Luongo adds his advice for rising above the noise, “There are some who recommend being an expert on a particular area, that can help. Constant networking, and letting people know who you are. Right now, with everything in flux, it’s also important to know who the editors are, and keep in touch with them. That said, it is also very difficult to make sure you’re paid now with so many financial issues at publications.”
10. Stay Adaptable
Be fresh and relevant. What is big news and trending, or the technology that everyone is using today, may not be that of tomorrow. Having the capacity to look at things with fresh eyes, come up with a new angle on a story, think critically, deeply, and generate original ideas that are thought-provoking and engaging, will make sure that you are an asset as a journalist, and your content will shine.
Lastly, once you’ve got your foot in the door, and established yourself as a skilled and professional journalist, one of the worst things to still be stumped with is the dreaded writer’s block (and we all experience this at some point)!
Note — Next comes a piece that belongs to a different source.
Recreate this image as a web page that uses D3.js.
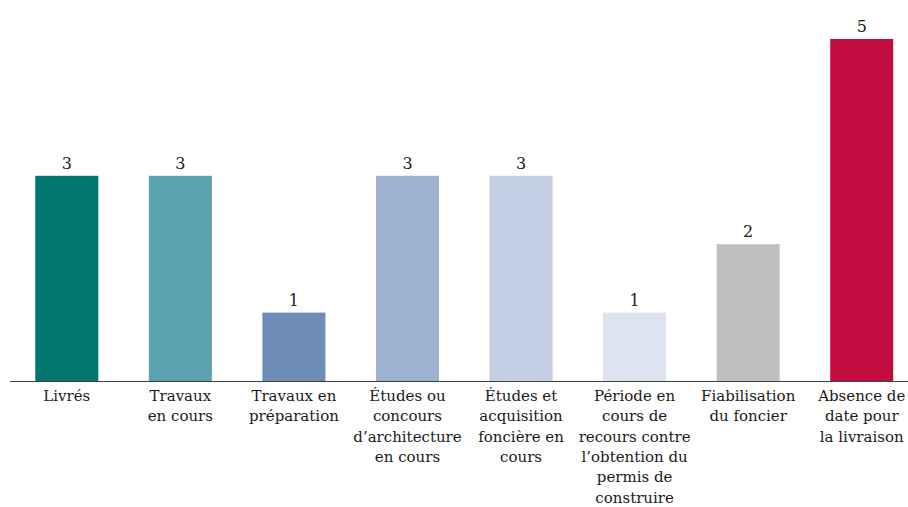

Brit + Co’s Executive Creative Director, Anjelika Temple gives her advice for anyone suffering; “If you feel like you have a creative block, stop thinking about your specific work-related task and actually DO something creative. When I roll-up my sleeves and start doing, I find my brain gets into a different kind of flow. I also love to stop and appreciate other creative work – go to a print shop or a museum shop that sells handmade goods. Stepping back allows me to regroup and look at my work-related task with a fresh set of eyes.”